Mundell and Mayes need a third commissioner to support the reopening of the investigation. Mayes also wants to know whether Kenny will have any relationship with the sewer and water companies in Arizona. (I sort of doubt she will since she’ll be in a women’s prison for 30 months, but the commissioners apparently don’t want her in the picture, even after she serves her time.)

During Kenny’s sentencing Wednesday, her attorney said she is no longer on Rhodes’ payroll. Only a dim bulb would doubt that the Mundell-Mayes letters had a part in that decision. Kenny has become a liability to Rhodes.

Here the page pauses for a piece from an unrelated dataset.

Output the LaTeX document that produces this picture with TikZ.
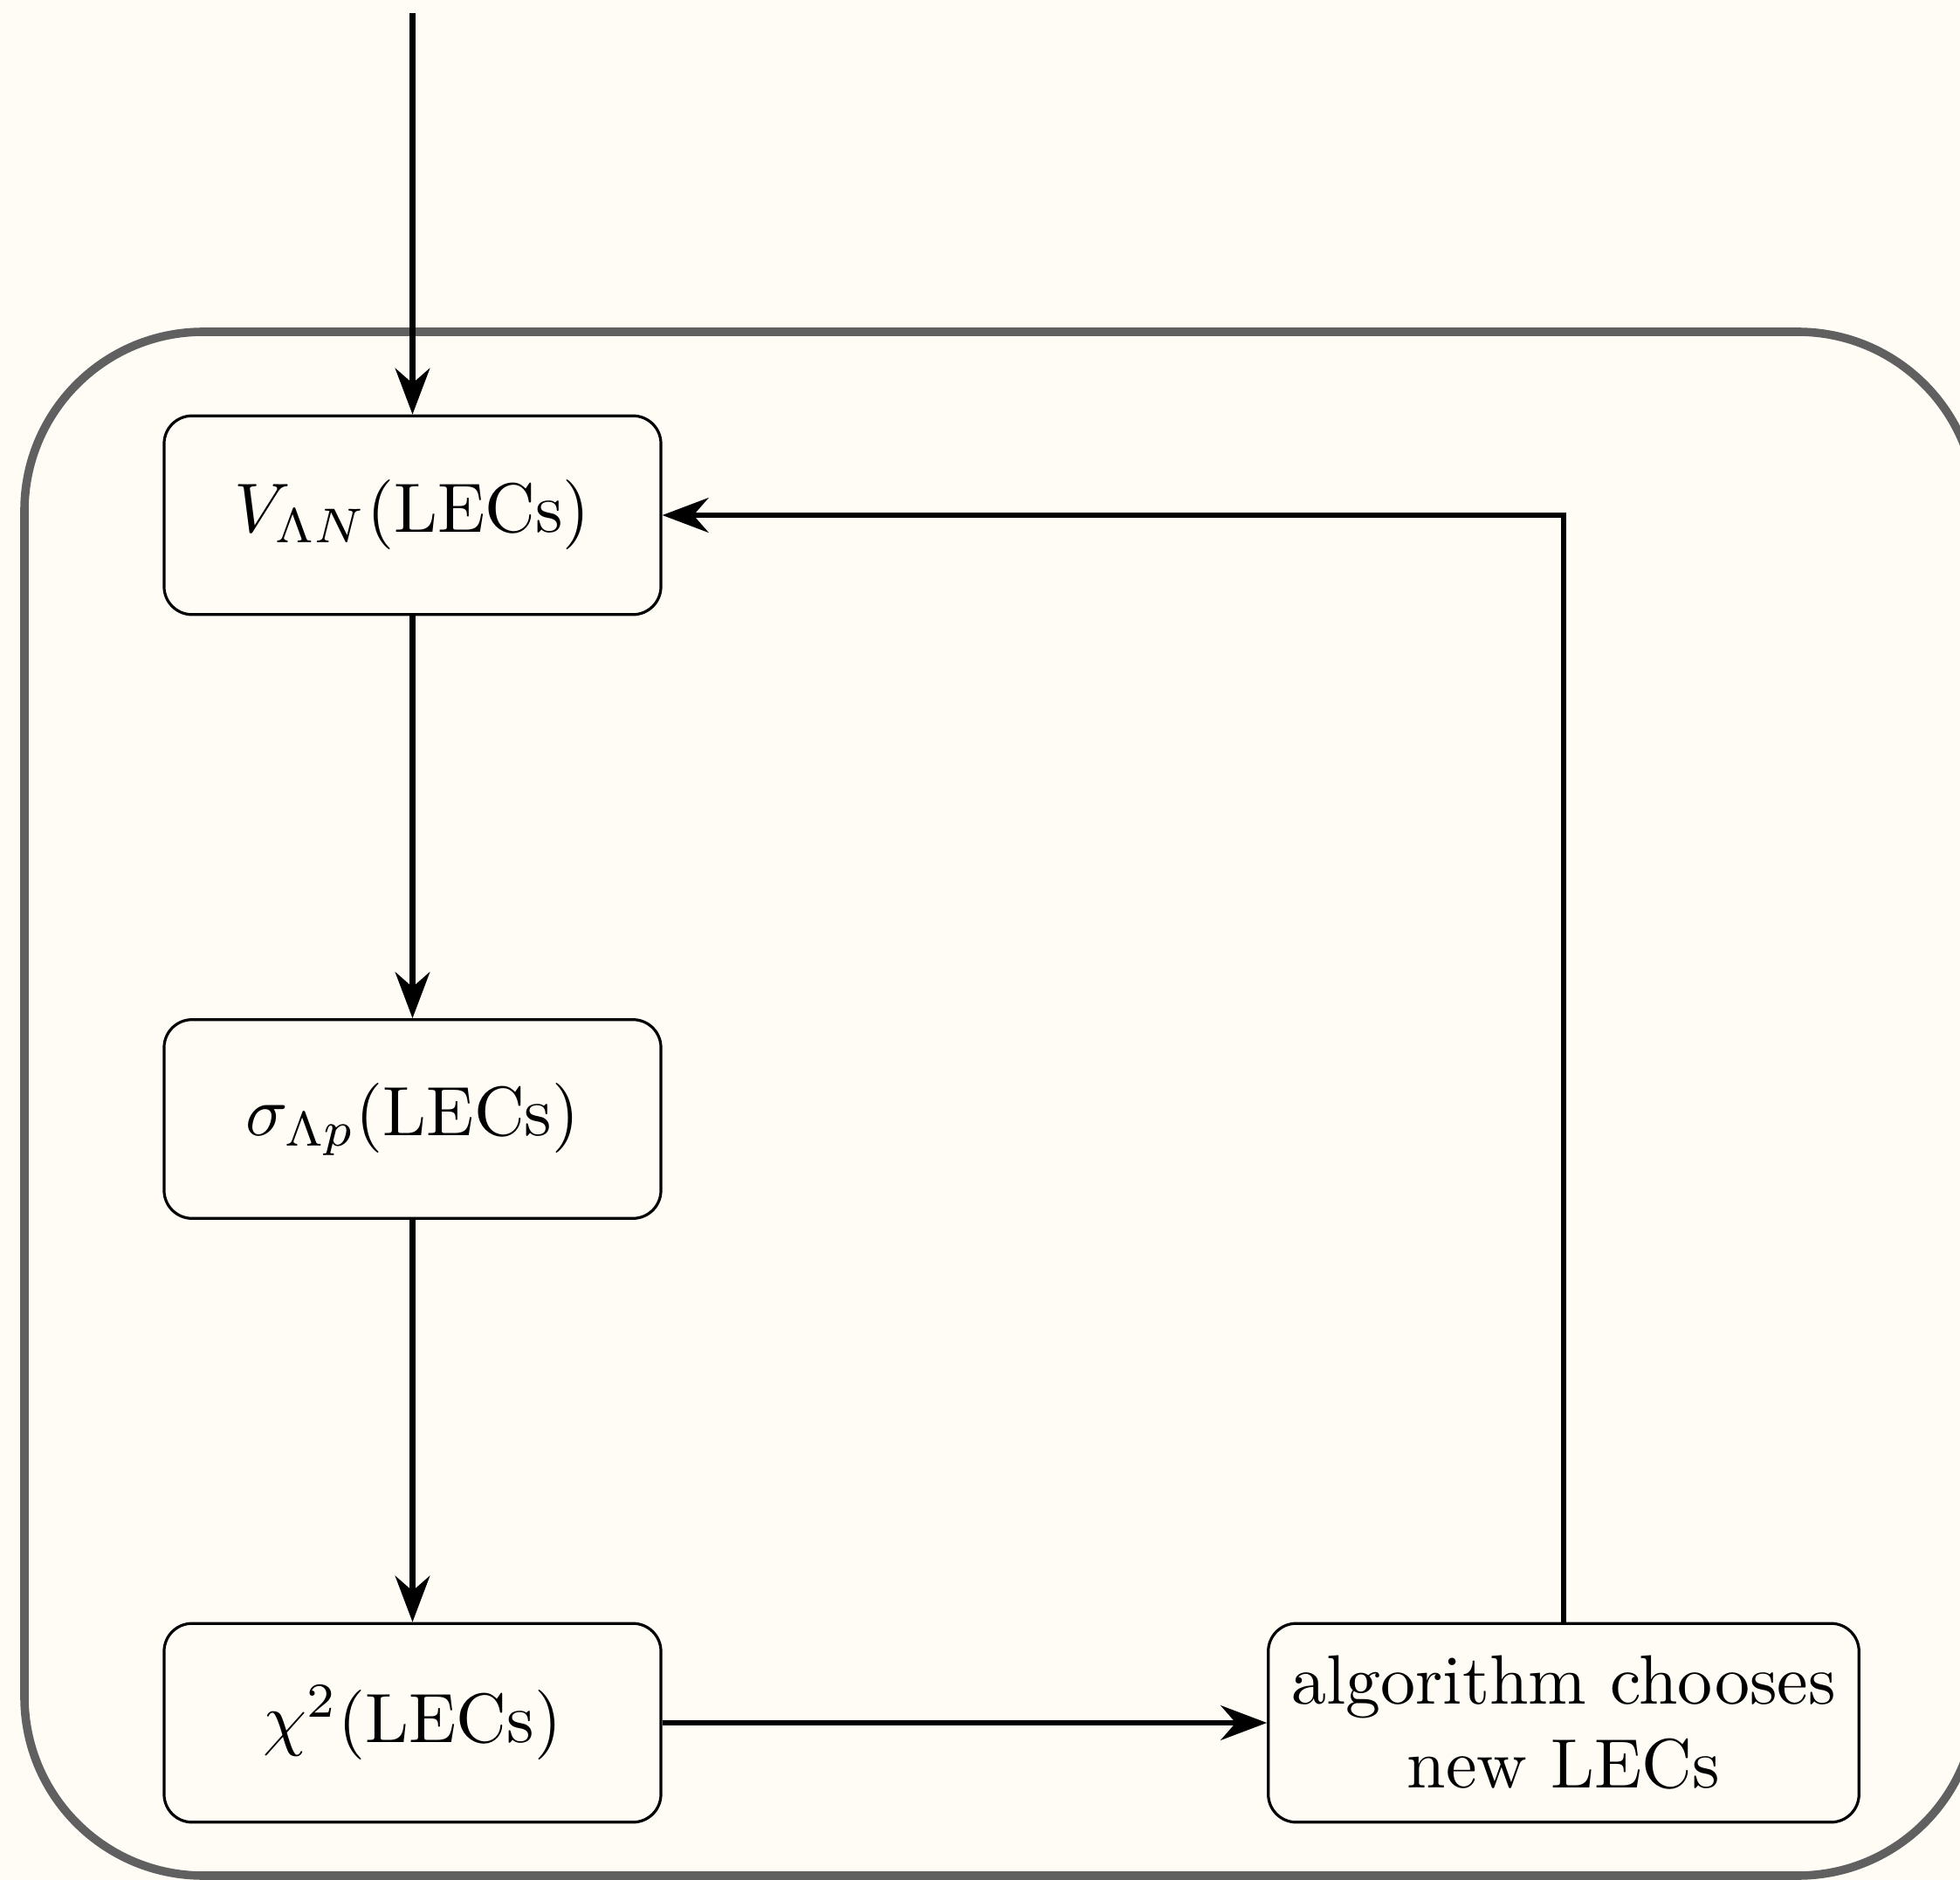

A Scottsdale publicist representing Rhodes declined to answer questions about why Kenny is no longer on the payroll and what she might have done for the company in Arizona.

“The company has no comment on Erin Kenny’s case,” Lisa Urias said Thursday.

Rhodes became a player in Mohave County in December 2006 when his $58.6 million bid was the highest for 1,000 acres of state land, which was accompanied by the right to master-plan the surrounding 6,700 square acres. Buying the land didn’t require that the buyer be “fit and proper” by the Arizona Land Department. Its only requirement was that the check didn’t bounce.

The commissioners with questions about Rhodes’ suitability to be a sewer czar presumably want to ask him about former topless club owner Michael Galardi’s testimony in the 2006 trial of convicted Clark County commissioners Dario Herrera and Mary Kincaid-Chauncey. Galardi said Kenny complained he wasn’t giving her enough. “Jim Rhodes gives me $20,000. You only give me $10,000,” Kenny said (according to Galardi). Galardi also testified that he was good friends with Rhodes and confirmed with the developer that he was paying Kenny the amount she claimed he was while she was a commissioner.

Rhodes, who hasn’t been charged with anything in Nevada, told the East Valley Tribune in Arizona that Galardi was “a bald-faced liar.”

Nevada authorities seem to have hit a roadblock for any potential investigation into Kenny and Rhodes. Kenny insists that Rhodes didn’t bribe her, and her sentencing Wednesday indicates that she won’t be testifying any more.

Those curious about the symbiotic relationship between the corrupt ex-commissioner and the big-time developer will need to keep watching what happens before the Arizona Corporation Commission.